Établissons d’abord ceci : dans une société libre et démocratique, on doit viser la plus grande diversité possible des sources d’information. Aussi, il faut souhaiter que La Presse surmonte ses difficultés actuelles.
Dire ça, ça n’enlève pas qu’il y a quelque chose d’absolument choquant dans l’attitude de certains artisans de La Presse, qui ne semblent pas accepter que certains acteurs aient l’outrecuidance de se poser des questions sur le nouveau modèle qu’elle souhaite adopter.
Illustrer par l’absurde
Samedi dernier, l’éditorialiste en chef François Cardinal qualifiait ces commentaires de « sinistre(s) et profondément troublant(s) ». « Un peu plus et ils se réjouissaient à l’idée que 500 personnes perdent leur emploi... »
Cette phrase illustre par l’absurde une bonne partie du problème. Dans un contexte où le dollar publicitaire que se disputaient déjà les médias imprimés s’en va chez les GAFAM (Google, Amazon, Facebook, Apple, Microsoft), comment penser que c’est encore un modèle viable de produire un journal quotidien avec, précisément, 585 employés ? Pendant que les travailleurs du Devoir se serrent la ceinture et après que Le Journal eut vécu une transition difficile, mais qui lui permet encore d’être au-dessus du seuil de rentabilité ?
Et aujourd’hui, la collectivité devrait payer pour permettre à La Presse de survivre et le faire sans poser de questions, par-dessus le marché. Sans lui demander de revoir son modèle et d’admettre ce qui ne fonctionne pas avec celui-ci. Lui donner des subventions comme si on lui devait ça, en somme.
On croirait être en train de discuter avec Bombardier...
Changement dans la continuité
Suivant l’annonce du changement de structure, la journaliste Nathalie Collard écrivait sur Twitter qu’après avoir personnellement soutenu Le Devoir, Rue Frontenac et les lock-outés de Radio-Canada, elle s’attendait désormais au même soutien des collègues des autres médias. « Oui, mes attentes sont élevées », disait-elle.
N’y a-t-il pas quelque chose d’indécent à passer le chapeau ainsi, alors qu’on en sait encore très peu sur le modèle qu’adoptera La Presse ? Son conseil d’administration sera-t-il vraiment indépendant ? Quelle influence conservera la famille Desmarais ? Peut-on vraiment parler de changement si La Presseannonce déjà qu’elle conservera la même ligne éditoriale ?
Parce que 50 millions pour garder le contrôle sur un journal, c’est beaucoup moins cher payé que ce qu’aurait coûté le rachat des contrats des employés de La Presse et la perte du loyer qu’elle versera pour occuper les mêmes immenses locaux.
Bref, sauver La Presse, nous sommes nombreux à le souhaiter.
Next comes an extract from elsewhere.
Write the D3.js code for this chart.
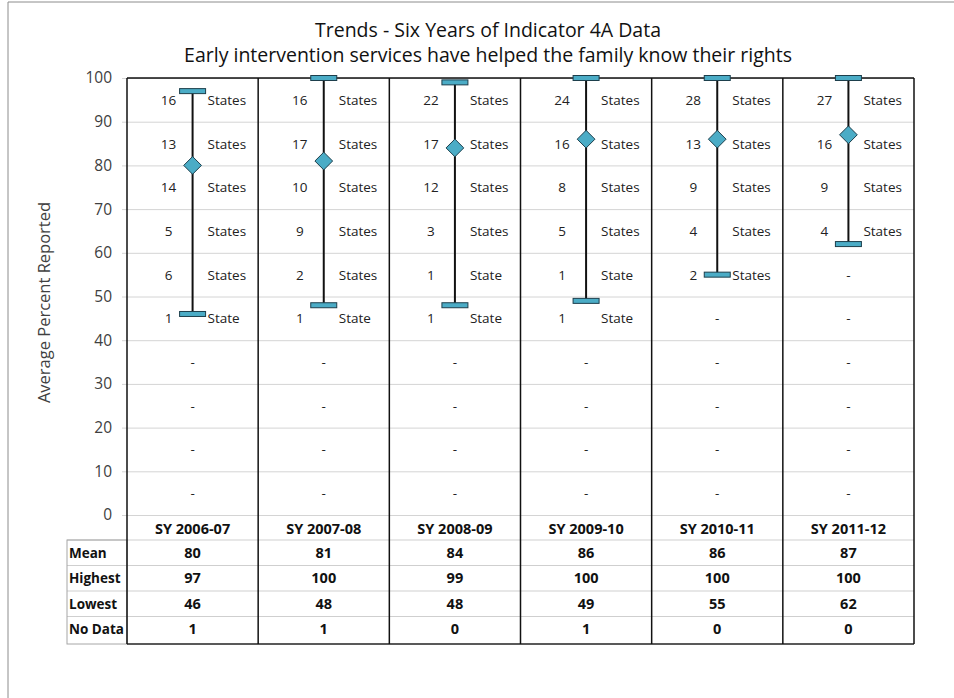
<!DOCTYPE html>
<html>
<head>
<meta charset="utf-8">
<script src="https://cdn.jsdelivr.net/npm/d3@7"></script>
<style>
  body { margin: 0; background: #fff; }
  svg { display: block; font-family: 'Open Sans', sans-serif; }
</style>
</head>
<body>
<div id="chart"></div>
<script>
// school years and summary rows
const years = ['SY 2006-07', 'SY 2007-08', 'SY 2008-09', 'SY 2009-10', 'SY 2010-11', 'SY 2011-12']
const means = [80, 81, 84, 86, 86, 87]
const highs = [97, 100, 99, 100, 100, 100]
const lows = [46, 48, 48, 49, 55, 62]
const noData = [1, 1, 0, 1, 0, 0]
const yTicks = [0, 10, 20, 30, 40, 50, 60, 70, 80, 90, 100]

// number of states in each 10-point band, from 90-100 downwards
const bandMids = [95, 85, 75, 65, 55, 45, 35, 25, 15, 5]
const stateCounts = [
  [16, 13, 14, 5, 6, 1],
  [16, 17, 10, 9, 2, 1],
  [22, 17, 12, 3, 1, 1],
  [24, 16, 8, 5, 1, 1],
  [28, 13, 9, 4, 2],
  [27, 16, 9, 4]
]

const rowLabels = ['Mean', 'Highest', 'Lowest', 'No Data']
const rowValues = [means, highs, lows, noData]

const W = 954
const H = 698
const plot = { left: 127, right: 914, top: 78, bottom: 515 }
const tableTop = 540
const rowH = 25.5
const labelLeft = 67

const svg = d3
  .select('#chart')
  .append('svg')
  .attr('width', W)
  .attr('height', H)

// outer frame
svg.append('path')
  .attr('d', `M8,${H} L8,2 L${W},2`)
  .attr('fill', 'none')
  .attr('stroke', '#8c8c8c')
  .attr('stroke-width', 1)

const x = d3.scaleBand().domain(years).range([plot.left, plot.right])
const y = d3.scaleLinear().domain([0, 100]).range([plot.bottom, plot.top])

// titles
svg.append('text')
  .attr('x', 488).attr('y', 37)
  .attr('text-anchor', 'middle')
  .attr('font-size', 19.5)
  .attr('fill', '#111')
  .text('Trends - Six Years of Indicator 4A Data')
svg.append('text')
  .attr('x', 488).attr('y', 62)
  .attr('text-anchor', 'middle')
  .attr('font-size', 19.5)
  .attr('fill', '#111')
  .text('Early intervention services have helped the family know their rights')

// y axis with gridlines
const yAxis = d3.axisLeft(y)
  .tickValues(yTicks)
  .tickSize(-(plot.right - plot.left))
  .tickPadding(15)
svg.append('g')
  .attr('class', 'y-axis')
  .attr('transform', `translate(${plot.left},0)`)
  .call(yAxis)
  .call(g => g.select('.domain').remove())
  .call(g => g.selectAll('.tick line').attr('stroke', '#d4d4d4').attr('x1', -5))
  .call(g => g.selectAll('.tick text')
    .attr('font-size', 15.5)
    .attr('font-family', 'Open Sans, sans-serif')
    .attr('fill', '#404040'))

svg.append('text')
  .attr('transform', `translate(50,${(plot.top + plot.bottom) / 2 + 6}) rotate(-90)`)
  .attr('text-anchor', 'middle')
  .attr('font-size', 16.5)
  .attr('fill', '#404040')
  .text('Average Percent Reported')

// table horizontal lines (light)
const tableLines = d3.range(rowLabels.length).map(i => tableTop + i * rowH)
svg.append('g')
  .selectAll('line')
  .data(tableLines)
  .join('line')
  .attr('x1', labelLeft).attr('x2', plot.right)
  .attr('y1', d => d).attr('y2', d => d)
  .attr('stroke', '#cfcfcf')

// label column border
const tableBottom = tableTop + rowLabels.length * rowH + 2
svg.append('rect')
  .attr('x', labelLeft).attr('y', tableTop)
  .attr('width', plot.left - labelLeft).attr('height', tableBottom - tableTop)
  .attr('fill', 'none')
  .attr('stroke', '#a6a6a6')

// plot + table outline and column separators
svg.append('line')
  .attr('x1', plot.left).attr('x2', plot.right)
  .attr('y1', plot.top).attr('y2', plot.top)
  .attr('stroke', '#111').attr('stroke-width', 1.5)
svg.append('line')
  .attr('x1', plot.left).attr('x2', plot.right)
  .attr('y1', tableBottom).attr('y2', tableBottom)
  .attr('stroke', '#222').attr('stroke-width', 1.5)
const seps = years.map(d => x(d)).concat([plot.right])
svg.append('g')
  .selectAll('line')
  .data(seps)
  .join('line')
  .attr('x1', d => d).attr('x2', d => d)
  .attr('y1', plot.top).attr('y2', tableBottom)
  .attr('stroke', '#111')
  .attr('stroke-width', 1.5)

// column headers
svg.append('g')
  .selectAll('text')
  .data(years)
  .join('text')
  .attr('x', d => x(d) + x.bandwidth() / 2)
  .attr('y', plot.bottom + 19)
  .attr('text-anchor', 'middle')
  .attr('font-size', 14.5)
  .attr('font-weight', 'bold')
  .attr('fill', '#111')
  .text(d => d)

// table rows
rowLabels.forEach((label, i) => {
  const cy = tableTop + i * rowH + rowH / 2 + 5
  svg.append('text')
    .attr('x', labelLeft + 2).attr('y', cy)
    .attr('font-size', 13.5)
    .attr('font-weight', 'bold')
    .attr('fill', '#111')
    .text(label)
  svg.append('g')
    .selectAll('text')
    .data(rowValues[i])
    .join('text')
    .attr('x', (d, j) => x(years[j]) + x.bandwidth() / 2)
    .attr('y', cy)
    .attr('text-anchor', 'middle')
    .attr('font-size', 14.5)
    .attr('font-weight', 'bold')
    .attr('fill', '#111')
    .text(d => d)
})

// state count labels in each band
years.forEach((yr, j) => {
  const cx = x(yr) + x.bandwidth() / 2
  const g = svg.append('g').attr('font-size', 13.5).attr('fill', '#222')
  bandMids.forEach((m, k) => {
    const n = stateCounts[j][k]
    if (n === undefined) {
      g.append('text')
        .attr('x', cx).attr('y', y(m) + 5)
        .attr('text-anchor', 'middle')
        .text('-')
    } else {
      g.append('text')
        .attr('x', cx - 24).attr('y', y(m) + 5)
        .attr('text-anchor', 'middle')
        .text(n)
      g.append('text')
        .attr('x', cx + 15).attr('y', y(m) + 5)
        .text(n === 1 ? 'State' : 'States')
    }
  })
})

// high-low bars with mean diamonds
const fill = '#4bacc6'
const edge = '#1d3f4c'
const bars = svg.append('g')
  .selectAll('g')
  .data(years)
  .join('g')
  .attr('transform', d => `translate(${x(d) + x.bandwidth() / 2},0)`)

bars.append('line')
  .attr('y1', (d, i) => y(highs[i]))
  .attr('y2', (d, i) => y(lows[i]))
  .attr('stroke', '#111')
  .attr('stroke-width', 2)

bars.selectAll('rect')
  .data((d, i) => [highs[i], lows[i]])
  .join('rect')
  .attr('x', -13)
  .attr('y', d => y(d) - 2.5)
  .attr('width', 26)
  .attr('height', 5)
  .attr('fill', fill)
  .attr('stroke', edge)
  .attr('stroke-width', 1)

bars.append('path')
  .attr('d', d3.symbol().type(d3.symbolDiamond2).size(200))
  .attr('transform', (d, i) => `translate(0,${y(means[i])})`)
  .attr('fill', fill)
  .attr('stroke', edge)
  .attr('stroke-width', 1)
</script>
</body>
</html>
Cela dit, elle devra pour y arriver commencer par un bon examen de conscience. Ça trancherait avec l’arrogance actuelle, qui ne sert pas l’adhésion qu’elle souhaite générer.
Ajoutons que tant qu’elle refusera aux lecteurs de la consulter sur leur téléphone ou leur écran d’ordinateur, en les forçant à avoir un troisième gadget pour avoir le privilège de la lire, on aura raison de craindre qu’elle continuera de faire les mauvais choix.
Dans la réalité médiatique d’aujourd’hui, il faut aller là où le lecteur se trouve. Ne pas penser qu’il viendra à nous. Comprendre ce principe, c’est ce qui aidera La Presse, bien plus que n’importe quelle subvention.